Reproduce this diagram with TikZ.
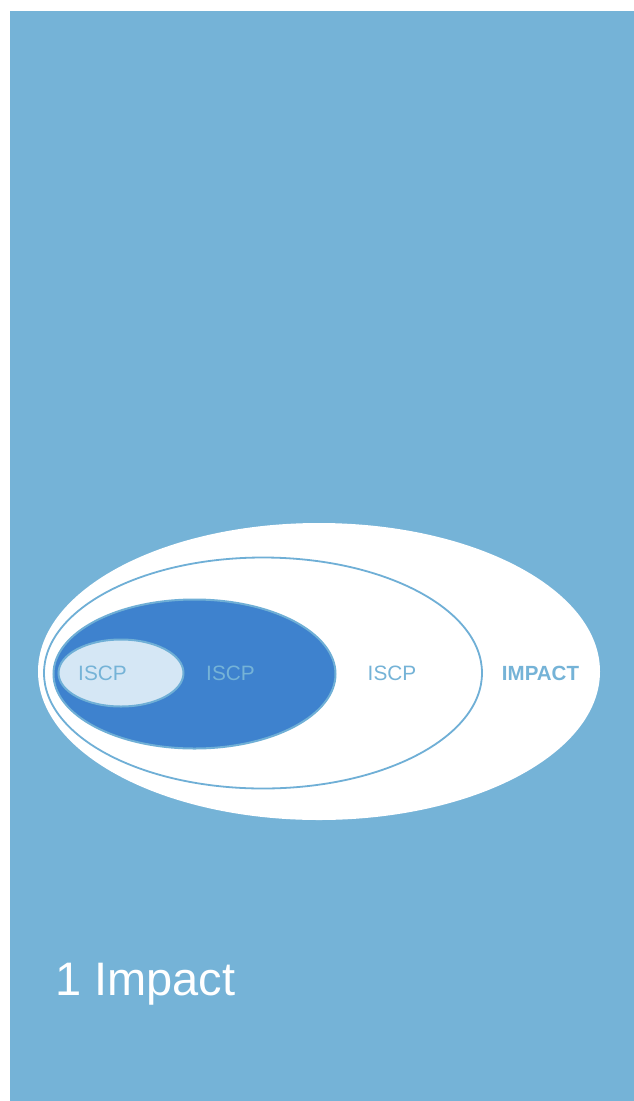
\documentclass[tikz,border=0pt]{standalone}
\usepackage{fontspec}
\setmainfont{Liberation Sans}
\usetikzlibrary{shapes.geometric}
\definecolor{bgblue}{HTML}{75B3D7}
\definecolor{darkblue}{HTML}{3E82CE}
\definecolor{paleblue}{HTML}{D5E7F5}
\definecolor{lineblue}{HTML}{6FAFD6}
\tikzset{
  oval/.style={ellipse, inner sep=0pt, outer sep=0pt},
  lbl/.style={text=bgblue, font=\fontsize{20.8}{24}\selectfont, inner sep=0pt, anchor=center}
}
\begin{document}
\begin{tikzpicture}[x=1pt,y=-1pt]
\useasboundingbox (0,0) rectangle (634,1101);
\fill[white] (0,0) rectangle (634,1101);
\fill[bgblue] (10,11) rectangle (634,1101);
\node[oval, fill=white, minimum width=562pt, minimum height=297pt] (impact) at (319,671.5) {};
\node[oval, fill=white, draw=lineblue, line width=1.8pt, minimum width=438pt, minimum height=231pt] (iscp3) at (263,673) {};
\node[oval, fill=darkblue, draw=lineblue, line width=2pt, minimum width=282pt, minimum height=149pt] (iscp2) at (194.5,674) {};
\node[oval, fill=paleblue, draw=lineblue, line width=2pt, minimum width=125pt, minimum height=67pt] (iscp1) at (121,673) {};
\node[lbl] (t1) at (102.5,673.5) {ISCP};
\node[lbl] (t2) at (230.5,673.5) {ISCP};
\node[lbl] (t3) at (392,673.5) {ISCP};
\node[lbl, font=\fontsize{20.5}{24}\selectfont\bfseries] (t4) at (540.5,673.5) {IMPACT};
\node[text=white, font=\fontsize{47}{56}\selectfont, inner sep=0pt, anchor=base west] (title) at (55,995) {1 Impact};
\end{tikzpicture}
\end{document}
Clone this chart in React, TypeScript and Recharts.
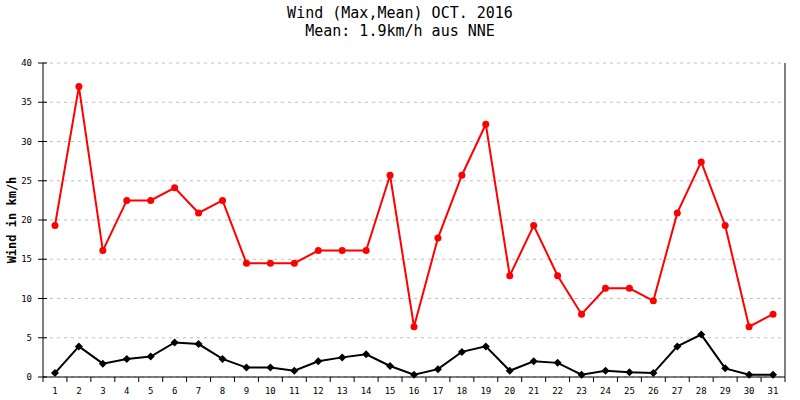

__YOUR GOAL__: Return the full material word for word. Do not include the pictures.

__OUTPUT OF THE TASK__:
Reproduce this diagram with TikZ.
\documentclass[tikz,border=0pt]{standalone}
\usepackage{fontspec}
\setmainfont{Liberation Sans}
\usetikzlibrary{shapes.geometric}
\definecolor{bgblue}{HTML}{75B3D7}
\definecolor{darkblue}{HTML}{3E82CE}
\definecolor{paleblue}{HTML}{D5E7F5}
\definecolor{lineblue}{HTML}{6FAFD6}
\tikzset{
  oval/.style={ellipse, inner sep=0pt, outer sep=0pt},
  lbl/.style={text=bgblue, font=\fontsize{20.8}{24}\selectfont, inner sep=0pt, anchor=center}
}
\begin{document}
\begin{tikzpicture}[x=1pt,y=-1pt]
\useasboundingbox (0,0) rectangle (634,1101);
\fill[white] (0,0) rectangle (634,1101);
\fill[bgblue] (10,11) rectangle (634,1101);
\node[oval, fill=white, minimum width=562pt, minimum height=297pt] (impact) at (319,671.5) {};
\node[oval, fill=white, draw=lineblue, line width=1.8pt, minimum width=438pt, minimum height=231pt] (iscp3) at (263,673) {};
\node[oval, fill=darkblue, draw=lineblue, line width=2pt, minimum width=282pt, minimum height=149pt] (iscp2) at (194.5,674) {};
\node[oval, fill=paleblue, draw=lineblue, line width=2pt, minimum width=125pt, minimum height=67pt] (iscp1) at (121,673) {};
\node[lbl] (t1) at (102.5,673.5) {ISCP};
\node[lbl] (t2) at (230.5,673.5) {ISCP};
\node[lbl] (t3) at (392,673.5) {ISCP};
\node[lbl, font=\fontsize{20.5}{24}\selectfont\bfseries] (t4) at (540.5,673.5) {IMPACT};
\node[text=white, font=\fontsize{47}{56}\selectfont, inner sep=0pt, anchor=base west] (title) at (55,995) {1 Impact};
\end{tikzpicture}
\end{document}
Clone this chart in React, TypeScript and Recharts.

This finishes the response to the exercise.